Finding Real Numbers for Complex Number Division

[Saladsamurai]

Suppose that a and b are real numbers, not both 0. Find real numbers c and d such that

\frac{1}{a+bi}=c+di

What do they mean find c & d? That's two unknowns is it not?

Anyway. My attempt:

\begin{array} \frac{1}/({a+bi})=c+di\\ \Rightarrow (a+bi)(c+di)=1\\\Rightarrow ac-bd+(ad+bc)i=1\\\Rightarrow \frac{1+bd-ac}{ad+bc}=i\end{array}

Now I know that I could square both sides to get rid of i, but I am not sure how whether that will help or hurt.

 

[Dick]

Squaring won't get rid of the i. Use complex conjugates. Multiply the left side by (a-bi)/(a-bi). Equate real and imaginary parts.

 

[Saladsamurai]

Squaring won't get rid of the i. Use complex conjugates. Multiply the left side by (a-bi)/(a-bi). Equate real and imaginary parts.

Okay. But why won't squaring both sides of my last line get rid of i? I mean, it will leave me dead in the water, but the RHS will surely be -1 right? (Just want to be sure i am not missing something big here)

 

[Saladsamurai]

If I multiply the original EQ by the conjugate I get

\frac{a-bi}{a^2+b^2}=c+di

I am not sure what you mean by equate the real and imaginary parts? Sorry, I have never really used complex numbers

on the LHS, I have the complex number \frac{a}{a^2+b^2}+\frac{-b}{a^2+b^2}i

Does that form help my plight?

 

[Dick]

Sure. The real part of the left side is a/(a^2+b^2), the real part of the right side is c. So c=a/(a^2+b^2). (a,b,c,d are REAL). Now equate the imaginary parts of both sides. You are supposed to find c and d in terms of a and b.

 

[Saladsamurai]

Ohhhhh. i see where my confusion lies. a and be are real numbers, BUT we refer to the quantity (b*i) as the imaginary PART right?

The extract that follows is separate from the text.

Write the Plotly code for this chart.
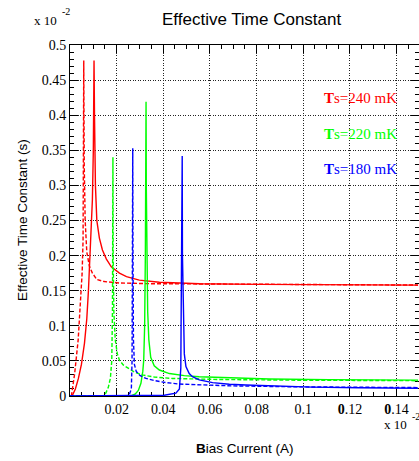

i is the only imaginary number but b*i is the imaginary part

 

[Cyosis]

If you have a complex number a+ib, then a is the real part and b is the imaginary part not ib.

 

[Mark44]

In other words, the imaginary part is the coefficient of i. That means that both the real part and the imaginary part are real numbers.

 

[HallsofIvy]

and bi is an imaginary number, not only i.

 

[HallsofIvy]

Unfortunately, you can find as many authoritative statements that the "imaginary part" of a+ bi is "bi" as you can that it is "b". Fortunately, it is not a critical distinction.
If
\frac{a- bi}{a^2+ b^2}= \frac{a}{a^2+ b^2}- \frac{bi}{a^2+ b^2}= c+ di
then
\frac{a}{a^2+ b^2}= c
and
\frac{-b}{a^2+ b^2}= d
no matter what you call them!